DATASET EXTRACT —
= = = = =
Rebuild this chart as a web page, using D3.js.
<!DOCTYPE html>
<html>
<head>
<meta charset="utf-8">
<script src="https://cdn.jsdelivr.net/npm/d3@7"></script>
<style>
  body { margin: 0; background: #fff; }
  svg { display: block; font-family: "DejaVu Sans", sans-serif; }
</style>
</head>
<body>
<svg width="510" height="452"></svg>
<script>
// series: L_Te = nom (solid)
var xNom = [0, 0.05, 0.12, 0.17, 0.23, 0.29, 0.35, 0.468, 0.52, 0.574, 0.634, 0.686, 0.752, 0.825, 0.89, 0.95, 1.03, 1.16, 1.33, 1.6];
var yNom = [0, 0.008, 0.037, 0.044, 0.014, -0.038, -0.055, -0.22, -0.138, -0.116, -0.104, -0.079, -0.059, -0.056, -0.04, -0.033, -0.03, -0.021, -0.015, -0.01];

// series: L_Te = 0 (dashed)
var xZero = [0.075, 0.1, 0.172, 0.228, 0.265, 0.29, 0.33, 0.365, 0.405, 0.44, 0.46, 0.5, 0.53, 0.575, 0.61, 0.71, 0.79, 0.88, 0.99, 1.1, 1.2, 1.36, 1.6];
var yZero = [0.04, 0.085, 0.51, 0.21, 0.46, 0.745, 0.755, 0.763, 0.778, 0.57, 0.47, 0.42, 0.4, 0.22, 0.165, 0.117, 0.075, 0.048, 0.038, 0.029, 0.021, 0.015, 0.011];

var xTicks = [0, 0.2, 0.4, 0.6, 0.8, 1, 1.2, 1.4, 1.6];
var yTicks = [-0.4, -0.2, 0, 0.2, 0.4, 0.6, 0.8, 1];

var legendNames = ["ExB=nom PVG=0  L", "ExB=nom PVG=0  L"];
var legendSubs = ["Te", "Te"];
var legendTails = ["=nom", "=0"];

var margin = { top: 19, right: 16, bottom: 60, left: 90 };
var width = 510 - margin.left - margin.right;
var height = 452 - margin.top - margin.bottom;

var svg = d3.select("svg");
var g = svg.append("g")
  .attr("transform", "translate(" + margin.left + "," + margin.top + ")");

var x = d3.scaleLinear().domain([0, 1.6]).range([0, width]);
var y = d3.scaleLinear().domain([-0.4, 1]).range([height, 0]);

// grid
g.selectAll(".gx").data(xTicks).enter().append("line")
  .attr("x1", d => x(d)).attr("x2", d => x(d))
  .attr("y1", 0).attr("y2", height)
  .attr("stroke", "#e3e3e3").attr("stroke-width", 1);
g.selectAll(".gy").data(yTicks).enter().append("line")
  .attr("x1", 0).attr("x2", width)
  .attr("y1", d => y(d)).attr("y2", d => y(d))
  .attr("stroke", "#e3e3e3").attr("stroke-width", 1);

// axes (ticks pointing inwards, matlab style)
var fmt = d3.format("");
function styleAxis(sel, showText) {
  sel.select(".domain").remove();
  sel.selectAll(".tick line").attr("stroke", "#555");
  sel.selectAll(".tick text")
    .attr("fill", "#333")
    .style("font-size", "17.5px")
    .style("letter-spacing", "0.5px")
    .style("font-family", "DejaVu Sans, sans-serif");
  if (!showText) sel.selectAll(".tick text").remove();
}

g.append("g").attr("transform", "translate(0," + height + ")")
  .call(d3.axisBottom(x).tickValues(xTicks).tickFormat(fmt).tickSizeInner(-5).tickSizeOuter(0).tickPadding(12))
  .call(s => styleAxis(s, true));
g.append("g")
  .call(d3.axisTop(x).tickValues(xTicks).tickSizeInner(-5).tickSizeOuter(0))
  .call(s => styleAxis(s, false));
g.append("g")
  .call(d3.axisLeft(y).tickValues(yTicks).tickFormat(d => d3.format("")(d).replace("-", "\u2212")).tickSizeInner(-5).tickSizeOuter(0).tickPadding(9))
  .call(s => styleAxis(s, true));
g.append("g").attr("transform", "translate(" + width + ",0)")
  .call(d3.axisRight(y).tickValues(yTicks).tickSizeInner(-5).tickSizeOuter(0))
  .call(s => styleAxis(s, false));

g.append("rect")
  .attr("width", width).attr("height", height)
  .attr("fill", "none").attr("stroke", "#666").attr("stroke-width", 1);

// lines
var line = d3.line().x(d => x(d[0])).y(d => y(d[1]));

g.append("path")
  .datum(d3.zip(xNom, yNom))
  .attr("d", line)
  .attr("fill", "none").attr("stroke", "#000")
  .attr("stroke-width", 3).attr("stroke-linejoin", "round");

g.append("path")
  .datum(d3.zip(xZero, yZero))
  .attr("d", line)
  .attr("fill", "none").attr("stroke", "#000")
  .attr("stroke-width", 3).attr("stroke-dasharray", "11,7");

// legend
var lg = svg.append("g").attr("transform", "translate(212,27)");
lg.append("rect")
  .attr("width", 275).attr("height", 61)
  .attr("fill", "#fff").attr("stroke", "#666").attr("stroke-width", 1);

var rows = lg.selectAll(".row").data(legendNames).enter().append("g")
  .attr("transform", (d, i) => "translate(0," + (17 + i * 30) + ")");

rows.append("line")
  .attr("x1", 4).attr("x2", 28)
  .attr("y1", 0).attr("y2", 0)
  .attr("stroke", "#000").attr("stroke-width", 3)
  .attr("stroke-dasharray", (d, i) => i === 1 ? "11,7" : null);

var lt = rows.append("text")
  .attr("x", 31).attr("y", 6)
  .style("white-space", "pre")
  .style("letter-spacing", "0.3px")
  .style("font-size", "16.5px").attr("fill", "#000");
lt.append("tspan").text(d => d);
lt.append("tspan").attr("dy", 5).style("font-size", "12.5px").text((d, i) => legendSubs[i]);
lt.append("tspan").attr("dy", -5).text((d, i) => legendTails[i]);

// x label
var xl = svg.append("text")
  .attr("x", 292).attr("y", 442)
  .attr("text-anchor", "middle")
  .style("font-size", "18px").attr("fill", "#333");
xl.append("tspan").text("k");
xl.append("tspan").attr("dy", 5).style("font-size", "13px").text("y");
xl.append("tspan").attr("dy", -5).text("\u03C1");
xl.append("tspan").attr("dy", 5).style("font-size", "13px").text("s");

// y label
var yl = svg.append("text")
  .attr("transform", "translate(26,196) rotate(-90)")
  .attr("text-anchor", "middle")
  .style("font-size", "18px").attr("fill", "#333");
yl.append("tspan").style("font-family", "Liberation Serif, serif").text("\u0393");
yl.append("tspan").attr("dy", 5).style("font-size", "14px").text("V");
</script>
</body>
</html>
= = = = =
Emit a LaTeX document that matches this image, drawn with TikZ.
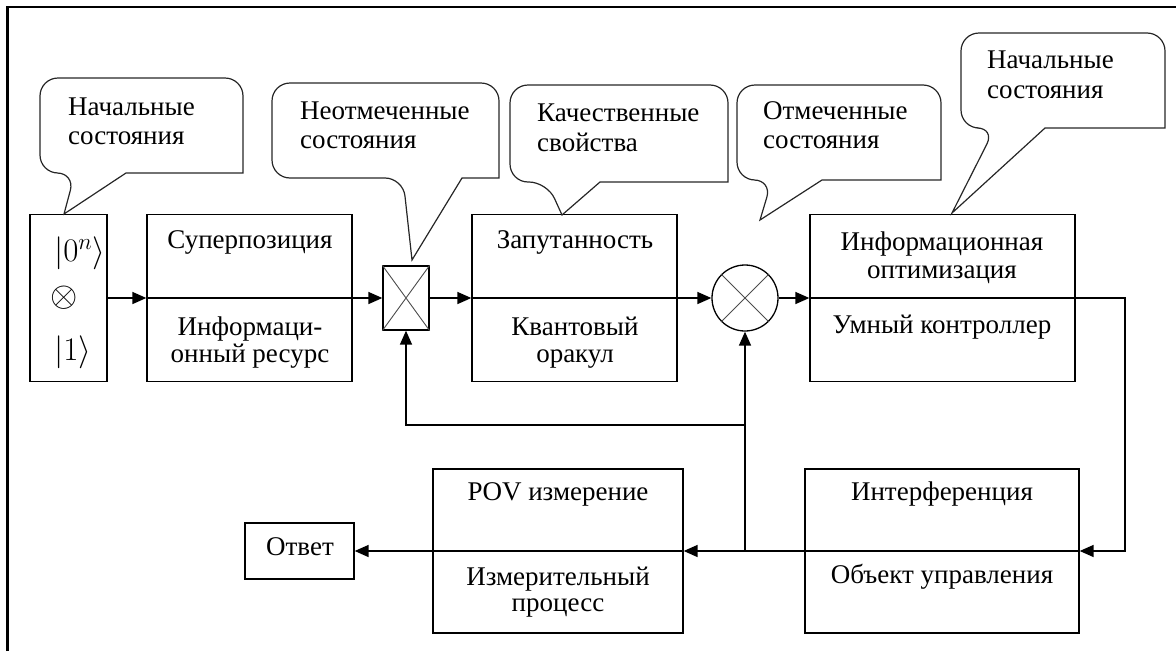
= = = = =
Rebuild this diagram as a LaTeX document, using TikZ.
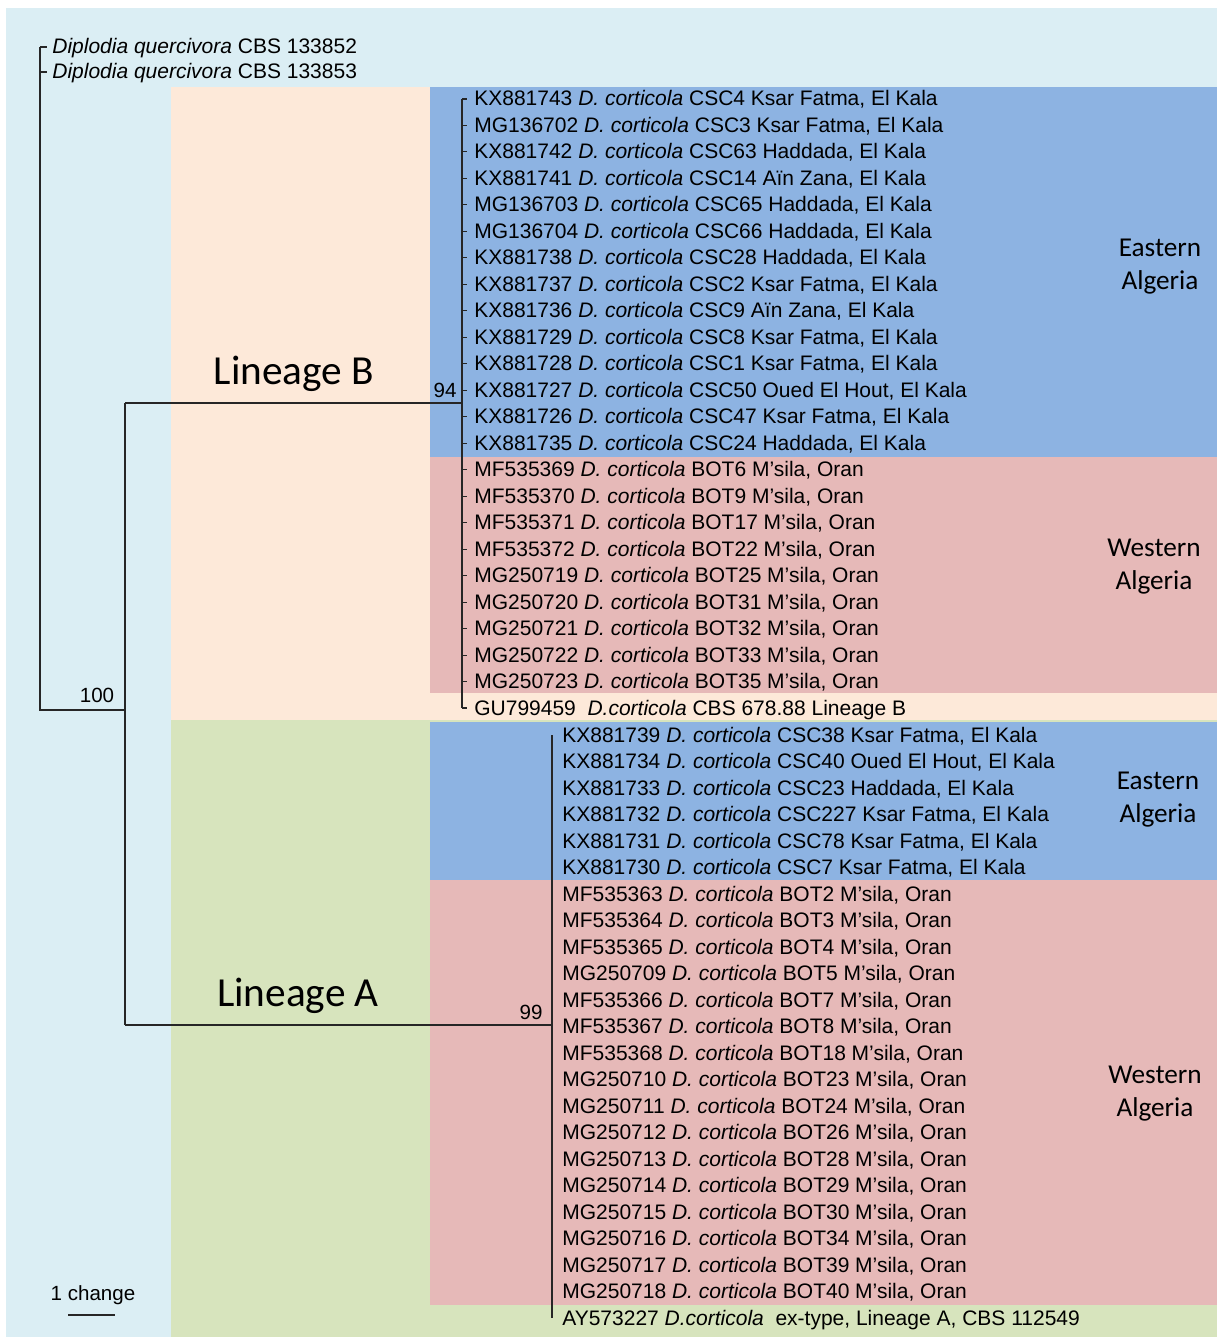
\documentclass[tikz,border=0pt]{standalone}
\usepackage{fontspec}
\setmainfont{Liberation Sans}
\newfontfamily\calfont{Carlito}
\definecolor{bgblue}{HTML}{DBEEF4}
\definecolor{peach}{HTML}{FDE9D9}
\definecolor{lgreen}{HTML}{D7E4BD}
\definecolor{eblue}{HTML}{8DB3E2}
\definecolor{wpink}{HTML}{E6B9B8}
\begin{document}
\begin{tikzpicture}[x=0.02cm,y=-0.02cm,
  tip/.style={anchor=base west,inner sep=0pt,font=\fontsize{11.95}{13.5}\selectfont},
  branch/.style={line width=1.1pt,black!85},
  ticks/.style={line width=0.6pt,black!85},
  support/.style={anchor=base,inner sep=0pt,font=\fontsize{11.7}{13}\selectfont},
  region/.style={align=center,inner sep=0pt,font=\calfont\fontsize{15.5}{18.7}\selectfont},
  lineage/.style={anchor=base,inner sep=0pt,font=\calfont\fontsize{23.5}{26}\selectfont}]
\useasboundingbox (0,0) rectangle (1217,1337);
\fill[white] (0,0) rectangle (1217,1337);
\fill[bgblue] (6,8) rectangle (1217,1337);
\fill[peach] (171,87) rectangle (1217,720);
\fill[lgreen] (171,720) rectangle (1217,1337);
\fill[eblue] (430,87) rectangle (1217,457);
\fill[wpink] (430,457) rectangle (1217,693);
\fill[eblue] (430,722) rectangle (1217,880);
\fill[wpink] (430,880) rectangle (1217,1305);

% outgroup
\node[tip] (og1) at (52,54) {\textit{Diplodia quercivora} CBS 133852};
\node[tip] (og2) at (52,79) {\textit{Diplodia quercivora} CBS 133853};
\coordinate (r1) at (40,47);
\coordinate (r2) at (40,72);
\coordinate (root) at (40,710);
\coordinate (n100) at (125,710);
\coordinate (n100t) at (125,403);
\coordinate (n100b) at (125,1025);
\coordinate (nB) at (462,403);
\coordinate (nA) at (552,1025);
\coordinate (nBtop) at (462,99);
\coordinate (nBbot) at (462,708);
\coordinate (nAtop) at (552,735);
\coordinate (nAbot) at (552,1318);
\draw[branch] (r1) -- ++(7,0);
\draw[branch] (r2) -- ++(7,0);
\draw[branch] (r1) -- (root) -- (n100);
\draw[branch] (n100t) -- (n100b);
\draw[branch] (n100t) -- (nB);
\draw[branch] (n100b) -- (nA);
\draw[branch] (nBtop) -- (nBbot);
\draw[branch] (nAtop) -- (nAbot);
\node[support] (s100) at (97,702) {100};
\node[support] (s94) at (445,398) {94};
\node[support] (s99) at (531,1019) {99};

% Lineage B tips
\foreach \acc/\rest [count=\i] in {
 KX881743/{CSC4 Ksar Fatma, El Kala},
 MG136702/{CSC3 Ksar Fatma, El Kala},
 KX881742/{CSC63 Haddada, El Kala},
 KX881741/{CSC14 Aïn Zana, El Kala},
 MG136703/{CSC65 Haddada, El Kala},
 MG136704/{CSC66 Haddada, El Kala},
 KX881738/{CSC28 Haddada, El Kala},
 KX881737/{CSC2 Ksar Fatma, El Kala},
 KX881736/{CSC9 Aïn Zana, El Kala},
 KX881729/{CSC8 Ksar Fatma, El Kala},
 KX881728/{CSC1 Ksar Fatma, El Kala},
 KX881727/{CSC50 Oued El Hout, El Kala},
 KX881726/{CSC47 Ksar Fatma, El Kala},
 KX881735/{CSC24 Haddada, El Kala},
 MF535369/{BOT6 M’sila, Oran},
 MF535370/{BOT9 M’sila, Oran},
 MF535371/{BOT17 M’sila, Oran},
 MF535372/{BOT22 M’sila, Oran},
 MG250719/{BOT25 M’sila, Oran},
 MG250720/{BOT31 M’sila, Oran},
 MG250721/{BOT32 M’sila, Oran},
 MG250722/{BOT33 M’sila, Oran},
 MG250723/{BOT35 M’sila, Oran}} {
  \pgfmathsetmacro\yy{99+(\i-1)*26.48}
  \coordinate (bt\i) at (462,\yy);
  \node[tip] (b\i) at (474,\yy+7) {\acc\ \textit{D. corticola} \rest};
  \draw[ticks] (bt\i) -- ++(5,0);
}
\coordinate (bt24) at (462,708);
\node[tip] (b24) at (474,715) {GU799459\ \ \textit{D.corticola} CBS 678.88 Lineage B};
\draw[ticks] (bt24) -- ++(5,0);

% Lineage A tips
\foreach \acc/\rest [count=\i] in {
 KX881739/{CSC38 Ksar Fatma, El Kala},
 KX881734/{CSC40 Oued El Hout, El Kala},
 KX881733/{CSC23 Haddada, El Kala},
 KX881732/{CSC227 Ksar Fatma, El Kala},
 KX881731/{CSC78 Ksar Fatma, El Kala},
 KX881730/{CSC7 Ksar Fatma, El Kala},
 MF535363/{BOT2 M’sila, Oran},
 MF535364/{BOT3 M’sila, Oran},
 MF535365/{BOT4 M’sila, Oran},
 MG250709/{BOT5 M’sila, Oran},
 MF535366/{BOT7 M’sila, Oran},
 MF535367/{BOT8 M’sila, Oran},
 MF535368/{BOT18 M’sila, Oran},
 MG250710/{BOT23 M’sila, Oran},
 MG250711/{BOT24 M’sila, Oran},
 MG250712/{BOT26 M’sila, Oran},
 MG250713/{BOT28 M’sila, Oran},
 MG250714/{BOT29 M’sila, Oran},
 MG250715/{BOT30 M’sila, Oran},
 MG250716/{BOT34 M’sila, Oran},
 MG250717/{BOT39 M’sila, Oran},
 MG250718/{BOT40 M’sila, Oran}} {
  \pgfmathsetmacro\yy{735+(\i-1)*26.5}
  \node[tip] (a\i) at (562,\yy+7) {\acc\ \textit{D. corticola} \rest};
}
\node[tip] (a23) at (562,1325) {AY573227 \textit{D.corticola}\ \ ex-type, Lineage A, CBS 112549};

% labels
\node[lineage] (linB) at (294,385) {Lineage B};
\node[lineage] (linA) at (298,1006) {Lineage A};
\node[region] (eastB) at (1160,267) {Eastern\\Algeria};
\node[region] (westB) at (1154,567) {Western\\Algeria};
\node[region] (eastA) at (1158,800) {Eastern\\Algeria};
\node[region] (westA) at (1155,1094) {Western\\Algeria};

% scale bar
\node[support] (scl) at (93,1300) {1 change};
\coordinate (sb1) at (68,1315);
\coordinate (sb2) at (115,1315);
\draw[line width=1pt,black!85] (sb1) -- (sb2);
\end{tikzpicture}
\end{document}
= = = = =
DIRECTION —
Give again, exactly as written, only the lines that start at the one with "Rebuild this diagram" and end at the one with "(430,880) rectangle (1217,1305);", both included. Skip any pictures.

ANSWER BELOW —
Rebuild this diagram as a LaTeX document, using TikZ.
\documentclass[tikz,border=0pt]{standalone}
\usepackage{fontspec}
\setmainfont{Liberation Sans}
\newfontfamily\calfont{Carlito}
\definecolor{bgblue}{HTML}{DBEEF4}
\definecolor{peach}{HTML}{FDE9D9}
\definecolor{lgreen}{HTML}{D7E4BD}
\definecolor{eblue}{HTML}{8DB3E2}
\definecolor{wpink}{HTML}{E6B9B8}
\begin{document}
\begin{tikzpicture}[x=0.02cm,y=-0.02cm,
  tip/.style={anchor=base west,inner sep=0pt,font=\fontsize{11.95}{13.5}\selectfont},
  branch/.style={line width=1.1pt,black!85},
  ticks/.style={line width=0.6pt,black!85},
  support/.style={anchor=base,inner sep=0pt,font=\fontsize{11.7}{13}\selectfont},
  region/.style={align=center,inner sep=0pt,font=\calfont\fontsize{15.5}{18.7}\selectfont},
  lineage/.style={anchor=base,inner sep=0pt,font=\calfont\fontsize{23.5}{26}\selectfont}]
\useasboundingbox (0,0) rectangle (1217,1337);
\fill[white] (0,0) rectangle (1217,1337);
\fill[bgblue] (6,8) rectangle (1217,1337);
\fill[peach] (171,87) rectangle (1217,720);
\fill[lgreen] (171,720) rectangle (1217,1337);
\fill[eblue] (430,87) rectangle (1217,457);
\fill[wpink] (430,457) rectangle (1217,693);
\fill[eblue] (430,722) rectangle (1217,880);
\fill[wpink] (430,880) rectangle (1217,1305);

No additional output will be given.